- The Washington Times - Wednesday, December 6, 2006


The government ruled out peace talks with the country’s powerful Islamic movement on Tuesday and warned that an all-out conflict may be “inevitable.”

Three days after the Islamists seized Dinsoor township, about 170 miles west of Mogadishu, the capital, the government said it would not attend the next round of talks in the Sudanese capital, Khartoum, aimed at averting a full-scale war.

“This group is expanding its territory by force and violating the truce agreement. There is no point for peace talks if it cannot respect what it has already signed,” Information Minister Ali Jama told Agence France-Presse.

“For talks to continue, there must be a conducive environment, and since that is not there at the moment, we are not ready for talks,” he added.

And on a visit to his chief ally, Ethiopia, Somali Prime Minister Ali Mohammed Gedi told reporters that continued belligerence from the Islamists would lead to war, but he stressed that government forces are ready for the fight.

“The [transitional federal government] has trained its forces … Now they are ready, and we have confidence we can protect our government and our people against terrorists.

“If terrorists and the so-called ‘Union of Islamic Courts’ don’t stop their invasion and aggression, war is inevitable,” Mr.
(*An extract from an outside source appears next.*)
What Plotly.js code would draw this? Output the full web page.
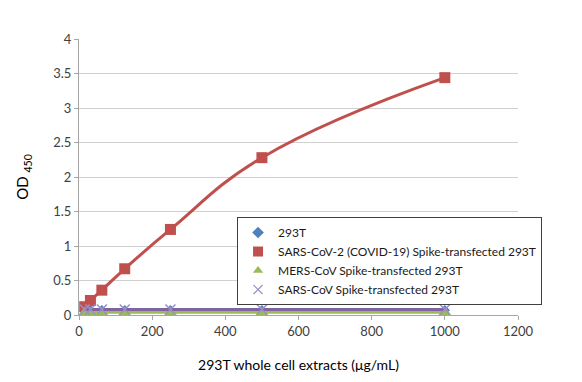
<!DOCTYPE html>
<html>
<head>
<meta charset="utf-8">
<script src="https://cdn.plot.ly/plotly-3.0.1.min.js"></script>
<style>html,body{margin:0;padding:0;background:#fff;}#chart{width:582px;height:382px;}</style>
</head>
<body>
<div id="chart"></div>
<script>
const concentrations = [15.625, 31.25, 62.5, 125, 250, 500, 1000];
const seriesNames = [
  "293T",
  "SARS-CoV-2 (COVID-19) Spike-transfected 293T",
  "MERS-CoV Spike-transfected 293T",
  "SARS-CoV Spike-transfected 293T"
];
const od293T = [0.07, 0.07, 0.07, 0.07, 0.07, 0.07, 0.07];
const odSarsCov2 = [0.12, 0.21, 0.36, 0.67, 1.24, 2.28, 3.44];
const odMers = [0.04, 0.04, 0.04, 0.04, 0.04, 0.04, 0.04];
const odSarsCov = [0.08, 0.08, 0.08, 0.08, 0.08, 0.08, 0.08];
const xTicks = [0, 200, 400, 600, 800, 1000, 1200];
const yTicks = [0, 0.5, 1, 1.5, 2, 2.5, 3, 3.5, 4];

const colors = ["#4F81BD", "#C0504D", "#9BBB59", "#8064A2"];
const symbols = ["diamond", "square", "triangle-up", "x-thin-open"];
const markerSizes = [8, 11, 11, 10];
const markerColors = ["#4F81BD", "#C0504D", "#9BBB59", "#9C8DC8"];
const values = [od293T, odSarsCov2, odMers, odSarsCov];

const traces = [];
values.forEach((v, i) => {
  traces.push({
    x: concentrations, y: v, type: "scatter", mode: "lines+markers",
    line: {color: colors[i], width: 3, shape: "spline", smoothing: 1.25},
    marker: {symbol: symbols[i], size: markerSizes[i], color: markerColors[i],
             line: {color: markerColors[i], width: i === 3 ? 1.5 : 0}},
    showlegend: false, hoverinfo: "skip", cliponaxis: false
  });
});
values.forEach((v, i) => {
  traces.push({
    x: [null], y: [null], type: "scatter", mode: "markers", name: seriesNames[i],
    marker: {symbol: symbols[i], size: i === 1 ? 10 : 9, color: markerColors[i],
             line: {color: markerColors[i], width: i === 3 ? 1.2 : 0}},
    showlegend: true
  });
});

const layout = {
  width: 582, height: 382,
  margin: {l: 79, r: 64, t: 39, b: 67},
  paper_bgcolor: "#fff", plot_bgcolor: "#fff",
  font: {family: "Lato, 'Open Sans', sans-serif", color: "#404040", size: 13},
  showlegend: true,
  legend: {
    x: 0.36, y: 0.355, xanchor: "left", yanchor: "top",
    bordercolor: "#404040", borderwidth: 1, bgcolor: "#fff",
    font: {size: 12, color: "#1a1a1a"}, tracegroupgap: 0, itemwidth: 30
  },
  xaxis: {
    range: [0, 1200], tickvals: xTicks, ticktext: xTicks.map(String),
    showgrid: false, zeroline: false, showline: true, linecolor: "#A6A6A6", linewidth: 1,
    ticks: "outside", ticklen: 4, tickcolor: "#A6A6A6",
    tickfont: {size: 13, color: "#404040"},
    title: {text: "293T whole cell extracts (μg/mL)", font: {size: 14, color: "#000"}, standoff: 22}
  },
  yaxis: {
    range: [0, 4], tickvals: yTicks, ticktext: yTicks.map(String),
    showgrid: true, gridcolor: "#D0D0D0", gridwidth: 1, zeroline: false,
    showline: true, linecolor: "#A6A6A6", linewidth: 1,
    ticks: "outside", ticklen: 4, tickcolor: "#A6A6A6",
    tickfont: {size: 13, color: "#404040"},
    title: {text: "OD <sub>450</sub>", font: {size: 15, color: "#000"}, standoff: 20}
  }
};

Plotly.newPlot("chart", traces, layout, {staticPlot: true, displayModeBar: false});
</script>
</body>
</html>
Gedi said.

Francois Fall, the U.N. special envoy for Somalia, has suggested Arab League-mediated talks resume Dec. 15, but Mr. Jama, the information minister, said this would be a “waste of time.”

The new position is a setback to efforts by Mr. Fall, who held talks on Monday with Sheik Hassan Dahir Aweys, the Islamists’ supreme leader, seeking to save the peace talks.

The Islamic movement, which holds sway in much of south and central Somalia, has also rejected the talks until Ethiopian troops deployed in Somalia to protect the transitional administration are withdrawn.

Previous rounds of talks yielded truce and mutual-recognition pacts, both of which have been violated.

Witnesses said Islamic fighters and government forces, backed by Ethiopian soldiers, have continued deploying in several locations, preparing for all-out war that Somalia watchers warn could engulf the entire Horn of Africa region.

Ethiopia denies deploying thousands of troops across the border, but admits sending military advisers and trainers to aid the Somali government threatened by the rapid expansion of the Islamists.

Ethiopian Prime Minister Meles Zenawi has announced completion of war preparations and secured parliamentary approval to defend Ethiopia from the Islamist threat.

Mr. Meles says the Islamists are collaborating with archfoe Eritrea and Ethiopian rebel groups to destabilize mainly Christian Ethiopia, which has a large, potentially restive Muslim minority.

Alarmed by a potential regional conflict, the seven-nation Inter-Governmental Authority on Development (IGAD) has pushed for a withdrawal of foreign forces from Somalia.

In a meeting with the Islamists in Djibouti over the weekend, IGAD expressed its “desire to realize peace and stability in Somalia through a negotiated political settlement.”

In addition, the U.N. Security Council plans to decide on a U.S.-drafted resolution to ease the 1992 arms embargo on Somalia and approve the deployment of African peacekeepers.

While the government has lobbied the United Nations to hasten its decision, the Islamists, accused of links to Osama bin Laden’s al Qaeda, have rejected the call, with a radical wing of clerics saying it will initiate attacks.

Somalia has lacked an effective government since the 1991 ouster of dictator Mohammed Siad Barre, and a two-year-old government has failed to exert control across the nation of about 10 million people.

Years of conflict in Somalia have worsened the effects of current flooding that has killed at least 120 persons and affected about a million others, displacing 300,000 of them.